Monday, March 13, 2006

Early Problems in Iraq

An amazing piece in yesterday’s NY Times. The basic priniciple is that by rushing into Bagdad and securing the country, we never really got the bad guys. After we declared "victory," they came back and started an urban guerilla-war.

- A Marine intelligence officer warned after the bloody battle at Nasiriya, the first major fight of the war, the Fedayeen would continue to mount attacks after the fall of Baghdad since many of the enemy fighters were being bypassed in the race to the capital.

- In an extraordinary improvisation, Ahmad Chalabi, the Iraqi exile leader who was a Pentagon favorite, was flown to southern Iraq with hundreds of his fighters as General Franks's command sought to put an "Iraqi face" on the invasion; the plan was set in motion without the knowledge of top administration officials, including Secretary of State Colin L. Powell and George J. Tenet, the director of central intelligence.

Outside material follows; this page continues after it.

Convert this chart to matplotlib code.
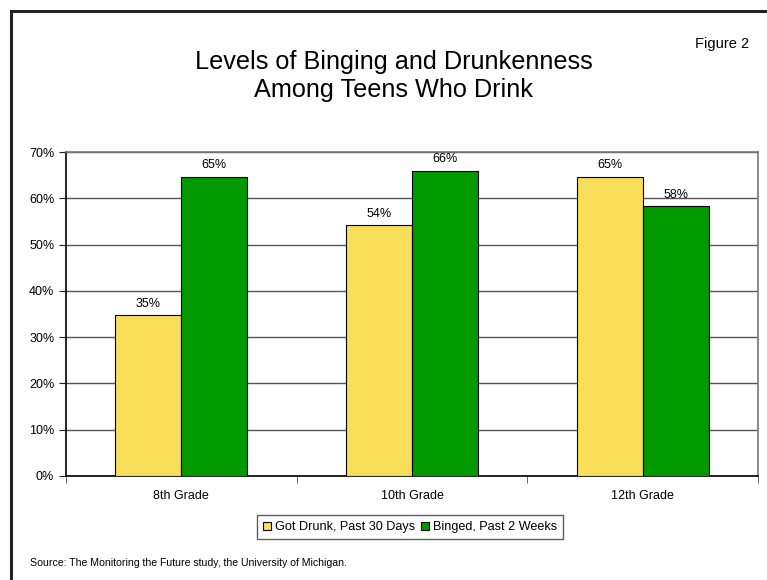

- Instead of sending additional troops to impose order after the fall of Baghdad, Mr. Rumsfeld and General Franks canceled the deployment of the First Cavalry Division; 3 years later, senior officers say that canceling the division was a mistake, one that reduced the number of American forces just as the Fedayeen, former soldiers and Arab jihadists were beginning to organize in what would become an insurgency.